PayPal (NASDAQ:PYPL) is a financial services behemoth, with a lot of investor excitement ahead. Net payment volume is accelerating 25% YOY and user accounts are multiplying rapidly, Third-quarter earnings confirm, the company has the muscle to report double-digit revenue growth year after year.
Recent acquisitions and strategic investments demonstrate PayPal is laying the groundwork for the next stage of its empire. The company aims to be a complete financial services provider, on a global scale, from the beginning of the shopping journey to the end.
Aggressive global momentum
PayPal is a nimble tech giant. No marketplace or operating system binds the company to any single partner. Targeted global partnerships have expanded company interests and delivered exceptional financial performance.
Each new investment for PayPal adds another exciting piece of technology, along with millions of customer and merchant accounts. The company has positioned itself to take full advantage of the complicated global financial landscape. PayPal actively searches for unique technologies through PayPal Ventures to augment the business's strategic advantages.
- Braintree, an online payment gateway for merchants, was acquired in 2013 for $800 million. The deal included Venmo, for $26.2 million, which has become one of the world's dominant peer to peer payments platforms.
- PayPal acquired Xoom Corporation in 2015 for approximately $890 million. The purchase was significant, it gives PayPal an entry into the $700 billion global remittance market.
- iZettle, purchased in 2018 for $2.1 billion, gives PayPal cutting edge e-commerce tools across Europe and Latin America.
- PayPal's 2019 investment of $750 million into MercadoLibre (NASDAQ:MELI) gives the firm a foothold in Latin America, and a combined 500 million users create enormous consumer clout. One month later, an investment of $500 million in Uber (NYSE:UBER) gave PayPal a seat beside 75 million enthusiastic riders.
Growth by acquisition is a strategy practiced by thousands of companies, who seek buy smaller firms that add synergistic value and augment the company's long-term strategy.
PayPal has been masterful with its purchases and each investment has been cleverly calculated. More buying is on the way. Dan Schulman, CEO of PayPal, "we have a healthy balance sheet, and we are ready to put it to work to buy more companies."
Two recent transactions give PayPal a solid competitive lead going into 2020.
An unprecedented Chinese payments opportunity
PayPal gained entry into the vast China market when Peoples Bank of China licensed its 70% stake in Guofubao Information Technology or GoPay. The transaction is a major coup for the San Jose financial titan, making it the first foreign firm to gain licensure to operate a payment platform in China.

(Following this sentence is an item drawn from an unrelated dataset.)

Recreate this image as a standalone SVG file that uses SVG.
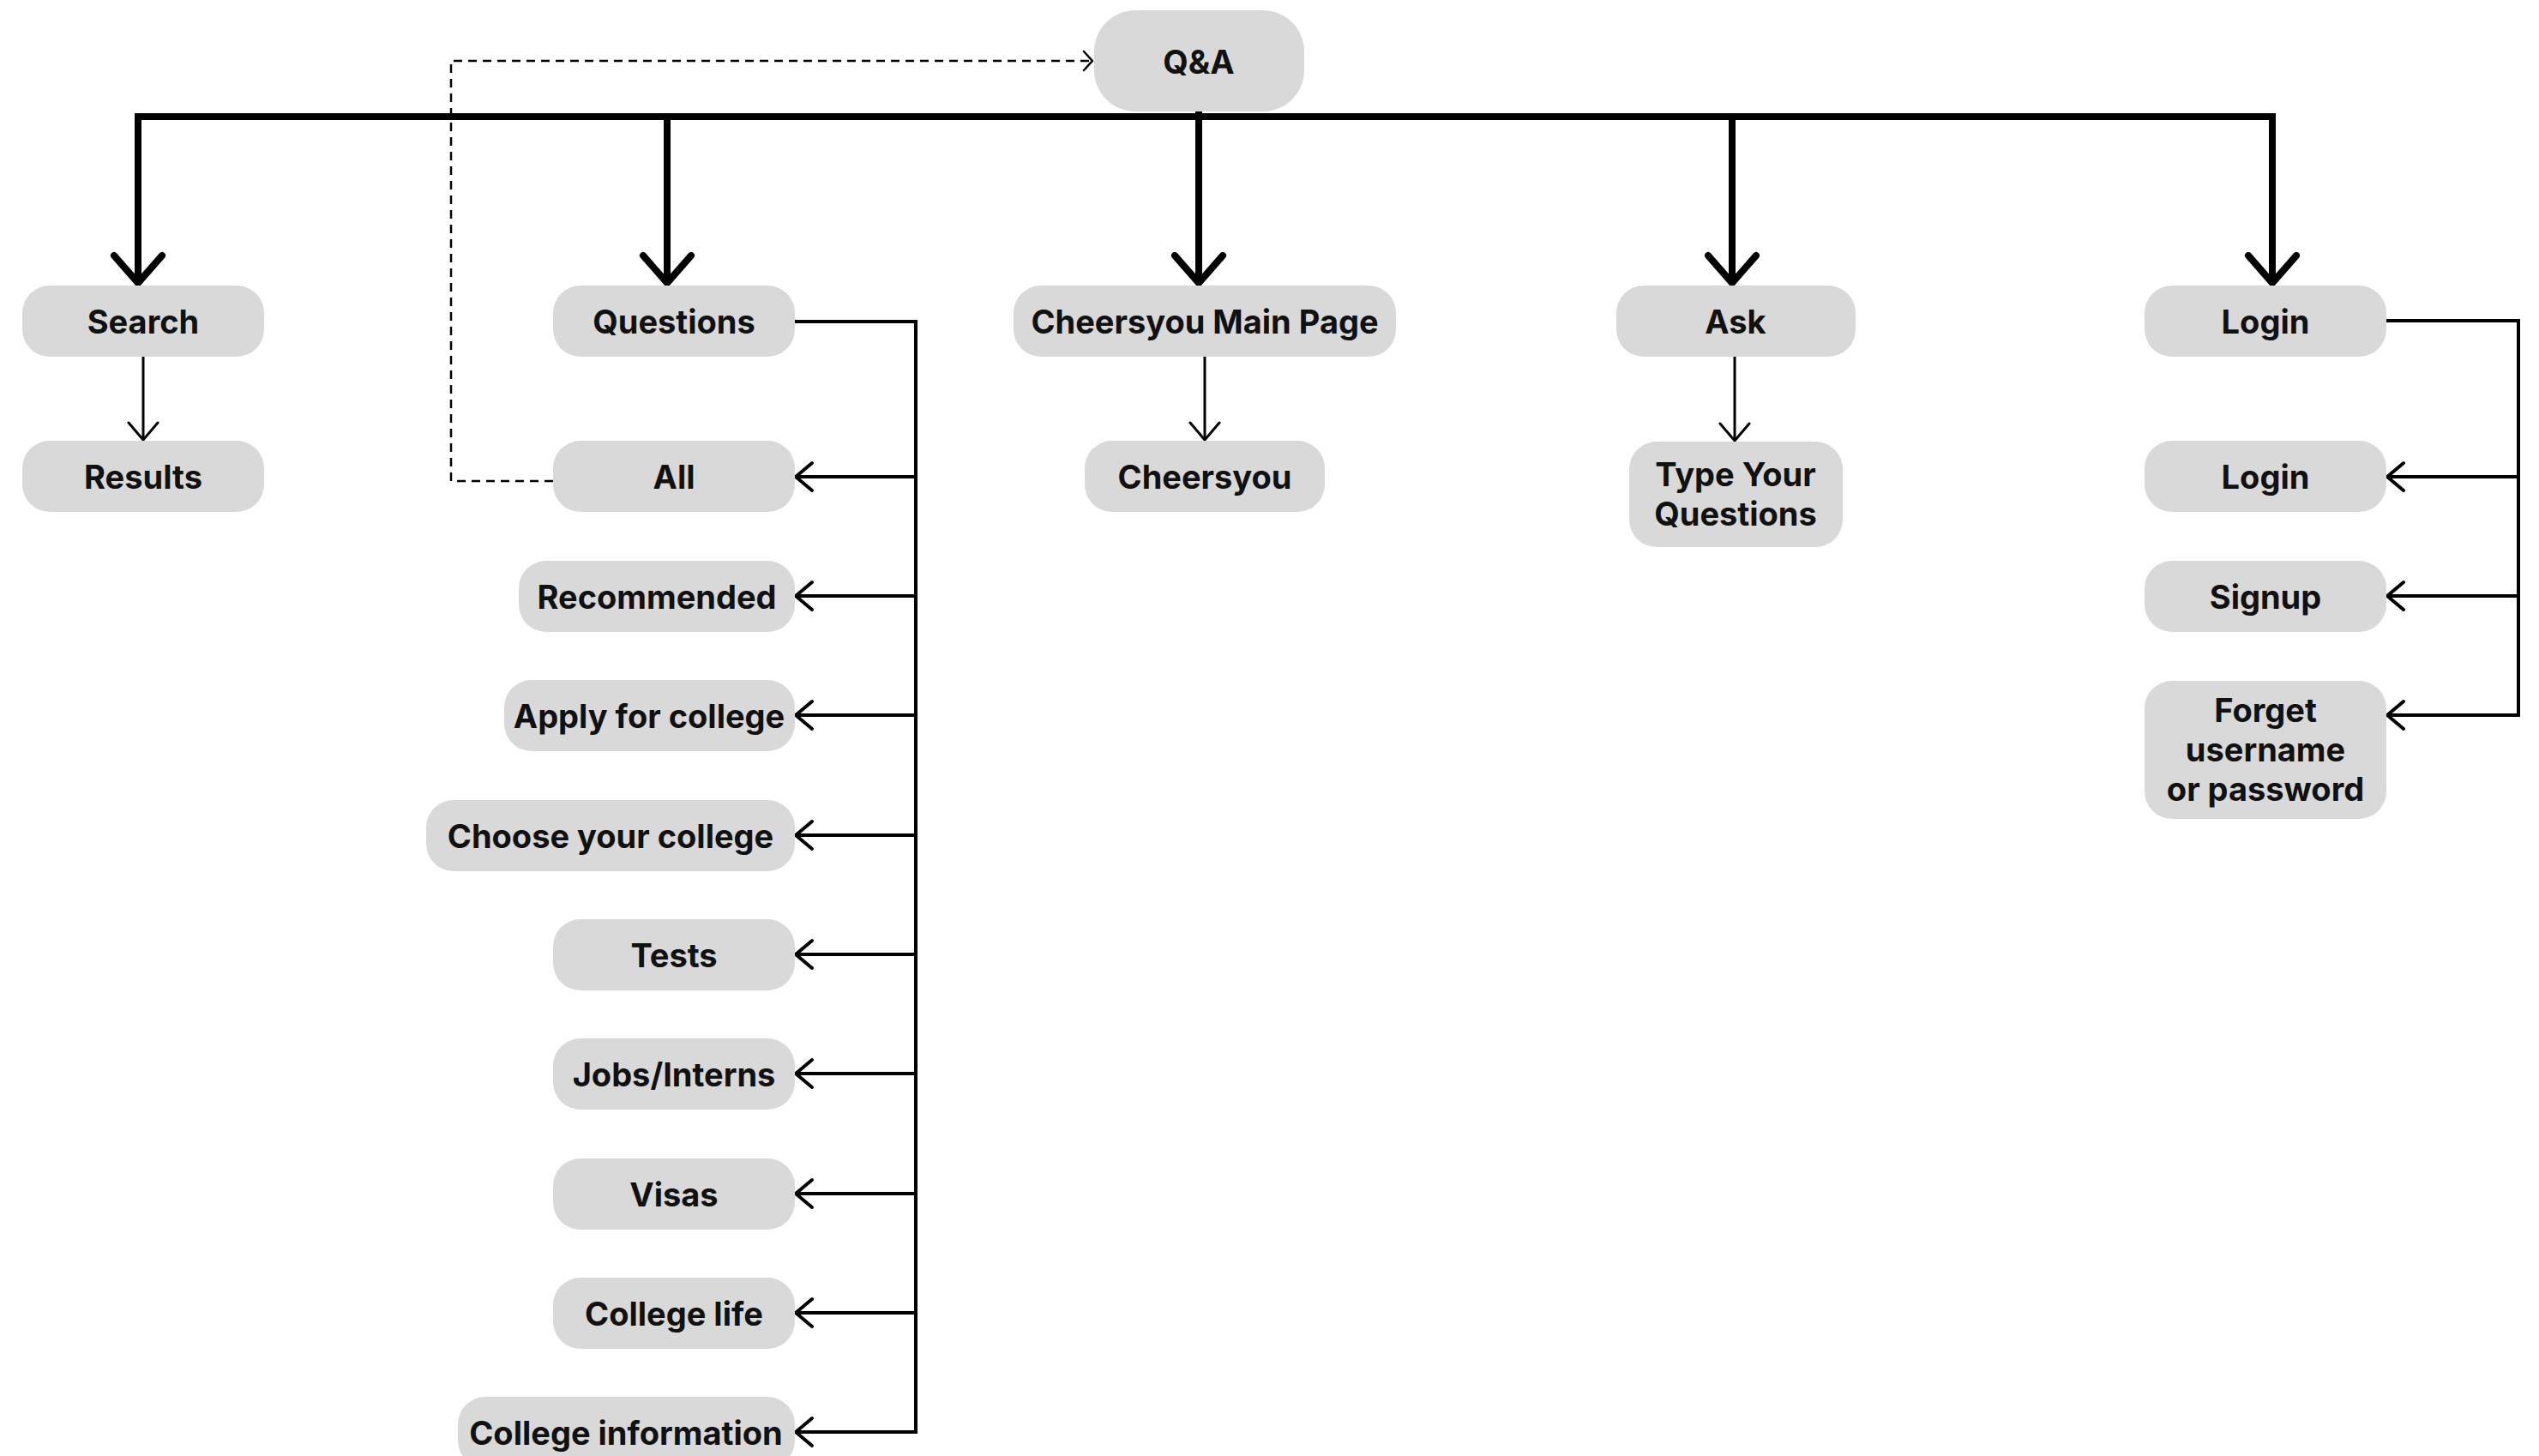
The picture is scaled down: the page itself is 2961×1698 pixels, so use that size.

Opportunities for PayPal are monstrous! A report from Frost and Sullivan estimates that the mobile payments market in China will approach $96 trillion by 2023 and that users will increase to 956 million. PayPal can expect plenty of competition from tech giants Alibaba's (NYSE:BABA) Alipay and Tencent's (OTC:TCEHY) WeChat and QQ Wallet.
China is the largest e-commerce market in the world, accounting for 50% of total transactions. eMarketer predicts e-commerce sales to increase by 27.3% to $1,935 trillion by the end of 2019. China's digital consumers will grow to 634 million by the end of 2020. Again, Alibaba is the unquestioned e-commerce leader in China, claiming 55.9% market share while JD.com (NASDAQ:JD) controls 16.7% of the market.

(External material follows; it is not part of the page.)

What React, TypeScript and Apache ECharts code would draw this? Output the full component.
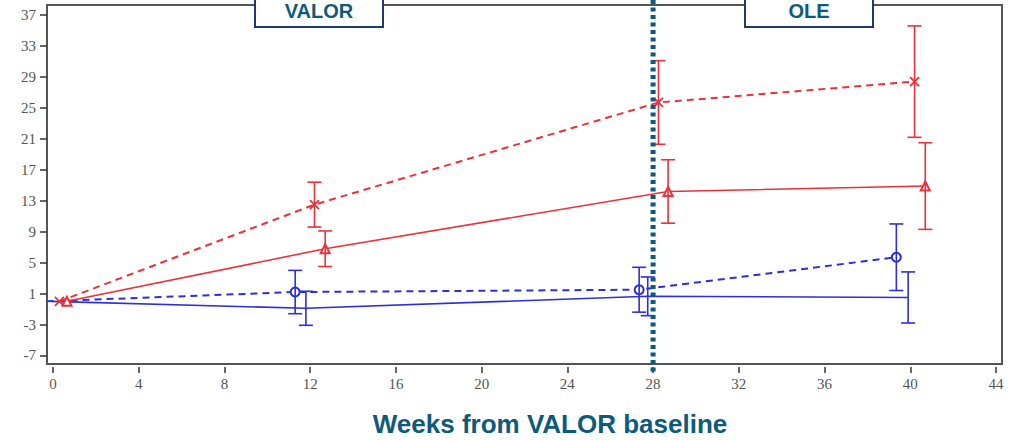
import React, { useEffect, useRef } from "react";
import * as echarts from "echarts";

// Tick labels
const xTicks = [0, 4, 8, 12, 16, 20, 24, 28, 32, 36, 40, 44];
const yTicks = [-7, -3, 1, 5, 9, 13, 17, 21, 25, 29, 33, 37];

// Red dashed (x markers)
const redDashedWeeks = [0.3, 12.2, 28.25, 40.2];
const redDashedVals = [0, 12.5, 25.7, 28.4];
const redDashedErr = [0, 2.9, 5.4, 7.2];

// Red solid (triangle markers)
const redSolidWeeks = [0.65, 12.7, 28.7, 40.7];
const redSolidVals = [0, 6.8, 14.2, 14.9];
const redSolidErr = [0, 2.3, 4.1, 5.6];

// Blue dashed (circle markers)
const blueDashedWeeks = [-0.3, 11.3, 27.35, 39.35];
const blueDashedVals = [0, 1.2, 1.5, 5.7];
const blueDashedErr = [0, 2.8, 2.9, 4.3];

// Blue solid (no marker)
const blueSolidWeeks = [-0.1, 11.8, 27.75, 39.9];
const blueSolidVals = [0, -0.9, 0.65, 0.5];
const blueSolidErr = [0, 2.2, 2.5, 3.3];

const RED = "#e8323c";
const BLUE = "#2f2fd8";
const TEAL = "#0d5a7c";
const NAVY = "#1f3a6e";
const SERIF = '"Liberation Serif", "DejaVu Serif", serif';
const SANS = '"Liberation Sans", Arial, sans-serif';

const X_PATH = "path://M0,0L10,10M10,0L0,10";

function zip(xs: number[], ys: number[]) {
  return xs.map((x, i) => [x, ys[i]]);
}
function zip3(xs: number[], ys: number[], es: number[]) {
  return xs.map((x, i) => [x, ys[i], es[i]]);
}

function errorSeries(xs: number[], ys: number[], es: number[], color: string) {
  return {
    type: "custom",
    data: zip3(xs, ys, es),
    z: 3,
    renderItem: (params: any, api: any) => {
      const x = api.value(0);
      const y = api.value(1);
      const e = api.value(2);
      if (!e) return { type: "group", children: [] };
      const top = api.coord([x, y + e]);
      const bot = api.coord([x, y - e]);
      const hw = 7;
      const st = { stroke: color, lineWidth: 1.6 };
      return {
        type: "group",
        children: [
          { type: "line", shape: { x1: top[0], y1: top[1], x2: bot[0], y2: bot[1] }, style: st },
          { type: "line", shape: { x1: top[0] - hw, y1: top[1], x2: top[0] + hw, y2: top[1] }, style: st },
          { type: "line", shape: { x1: bot[0] - hw, y1: bot[1], x2: bot[0] + hw, y2: bot[1] }, style: st },
        ],
      };
    },
  };
}

export default function App() {
  const ref = useRef<HTMLDivElement>(null);

  useEffect(() => {
    document.body.style.margin = "0";
    if (!ref.current) return;
    const chart = echarts.init(ref.current, null, { renderer: "svg" });
    const option: any = {
      animation: false,
      backgroundColor: "#ffffff",
      grid: {
        left: 47,
        top: 5,
        right: 8,
        bottom: 76,
        show: true,
        borderColor: "#555",
        borderWidth: 2,
        backgroundColor: "#fff",
      },
      xAxis: {
        type: "value",
        min: -0.28,
        max: 44.28,
        offset: 3,
        axisLine: { show: false, onZero: false },
        axisTick: {
          show: true,
          length: 6,
          customValues: xTicks,
          lineStyle: { color: "#333", width: 1.5 },
        },
        axisLabel: {
          customValues: xTicks,
          margin: 9,
          fontFamily: SERIF,
          fontSize: 15,
          color: "#555",
        },
        splitLine: { show: false },
      },
      yAxis: {
        type: "value",
        min: -8.1,
        max: 38.3,
        axisLine: { show: true, onZero: false, lineStyle: { color: "#555", width: 2 } },
        axisTick: {
          show: true,
          length: 7,
          customValues: yTicks,
          lineStyle: { color: "#333", width: 1.5 },
        },
        axisLabel: {
          customValues: yTicks,
          margin: 11,
          fontFamily: SERIF,
          fontSize: 15,
          color: "#555",
        },
        splitLine: { show: false },
      },
      series: [
        {
          type: "line",
          data: zip(blueSolidWeeks, blueSolidVals),
          symbol: "none",
          lineStyle: { color: BLUE, width: 1.6 },
          z: 2,
        },
        {
          type: "line",
          data: zip(blueDashedWeeks, blueDashedVals),
          symbol: "emptyCircle",
          symbolSize: 9,
          itemStyle: { color: BLUE, borderColor: BLUE, borderWidth: 1.6 },
          lineStyle: { color: BLUE, width: 2, type: [7, 5] },
          z: 2,
        },
        {
          type: "line",
          data: zip(redSolidWeeks, redSolidVals),
          symbol: "emptyTriangle",
          symbolSize: 9,
          itemStyle: { color: RED, borderColor: RED, borderWidth: 1.6 },
          lineStyle: { color: RED, width: 1.6 },
          z: 2,
        },
        {
          type: "line",
          data: zip(redDashedWeeks, redDashedVals),
          symbol: X_PATH,
          symbolSize: 9,
          itemStyle: { color: "transparent", borderColor: RED, borderWidth: 1.8 },
          lineStyle: { color: RED, width: 2, type: [7, 5] },
          z: 2,
        },
        errorSeries(blueSolidWeeks, blueSolidVals, blueSolidErr, BLUE),
        errorSeries(blueDashedWeeks, blueDashedVals, blueDashedErr, BLUE),
        errorSeries(redSolidWeeks, redSolidVals, redSolidErr, RED),
        errorSeries(redDashedWeeks, redDashedVals, redDashedErr, RED),
      ],
    };
    chart.setOption(option);

    const px28 = chart.convertToPixel({ xAxisIndex: 0 }, 28) as number;
    chart.setOption({
      graphic: [
        {
          type: "line",
          z: 100,
          shape: { x1: px28, y1: 0, x2: px28, y2: 372 },
          style: { stroke: TEAL, lineWidth: 5, lineDash: [4, 3.5] },
        },
        {
          type: "rect",
          z: 100,
          shape: { x: 255, y: -10, width: 128, height: 37 },
          style: { fill: "#fff", stroke: NAVY, lineWidth: 2 },
        },
        {
          type: "text",
          z: 101,
          x: 319,
          y: 11,
          style: {
            text: "VALOR",
            fontFamily: SANS,
            fontWeight: "bold",
            fontSize: 20,
            fill: TEAL,
            align: "center",
            verticalAlign: "middle",
          },
        },
        {
          type: "rect",
          z: 100,
          shape: { x: 745, y: -10, width: 128, height: 37 },
          style: { fill: "#fff", stroke: NAVY, lineWidth: 2 },
        },
        {
          type: "text",
          z: 101,
          x: 809,
          y: 11,
          style: {
            text: "OLE",
            fontFamily: SANS,
            fontWeight: "bold",
            fontSize: 20,
            fill: TEAL,
            align: "center",
            verticalAlign: "middle",
          },
        },
        {
          type: "text",
          z: 101,
          x: 550,
          y: 424,
          style: {
            text: "Weeks from VALOR baseline",
            fontFamily: SANS,
            fontWeight: "bold",
            fontSize: 26,
            fill: TEAL,
            align: "center",
            verticalAlign: "middle",
          },
        },
      ],
    });

    return () => chart.dispose();
  }, []);

  return <div ref={ref} style={{ width: 1010, height: 440 }} />;
}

PayPal will be a formidable competitor once it has fully developed its resources and regulatory issues have been cleared away. The company's broad suite of digital payment tools fit in flawlessly for Chinese consumers who embrace technology.

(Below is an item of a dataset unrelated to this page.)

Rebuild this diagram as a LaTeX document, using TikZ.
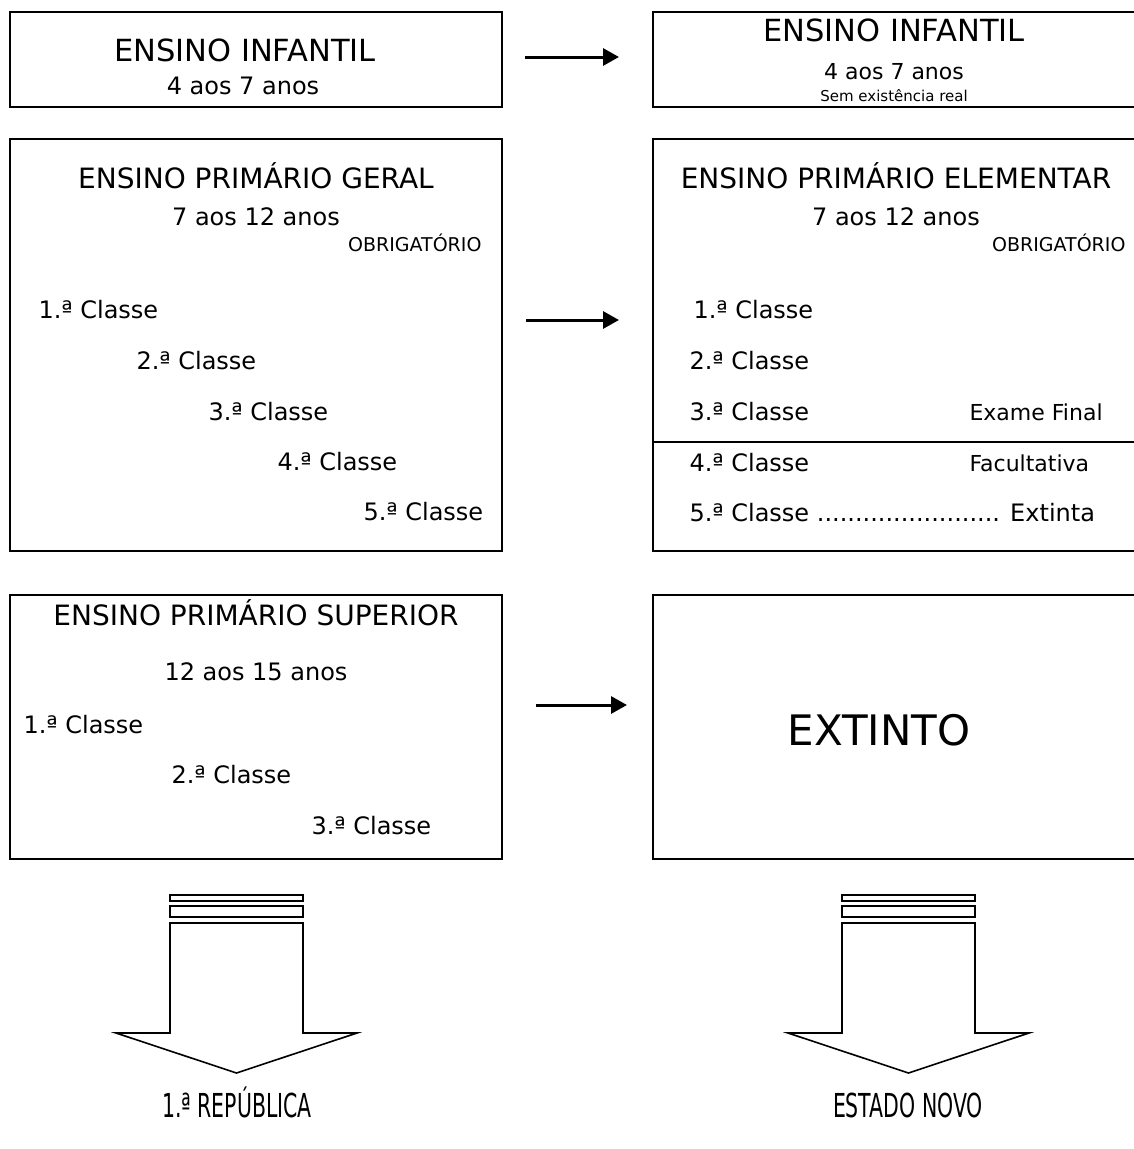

Honey: Integrating discounts and payments
In 2012, Ryan Hudson was a struggling dad. He was in a coupon mindset when he ordered a pizza for the kids, doing his best to save the all-important $1. In November, PayPal spent $4 billion in an all-cash deal to buy his company, its largest acquisition to date. It is PayPal's first purchase outside its core platform technologies.
Dan Schulman, CEO of PayPal, has said that the purchase of Honey, will be "one of the most transformative acquisitions in PayPal's history." Hudson said the key to success was recognizing the software is equally beneficial to consumers and merchants. This structural quality is ultimately why PayPal made the deal.
Honey Science is an extraordinary technology. The browser extension is used for detecting lower prices across the company's 30,000 online retailers. 17 million users are fiercely devoted.
The millennial demographic is leading the way into the use of digital coupons and price tracking. Deal hunters and digital discounts are part of online life. PayPal's global scale combined with Honey's distinctive technology offers bargain tracking built into a payment platform, unlike other available payment platforms.
PayPal constantly battles fears of new innovative technologies, regional players, or big tech grabbing market share. With a three-year stock price performance of 168%, the company delivers like clockwork!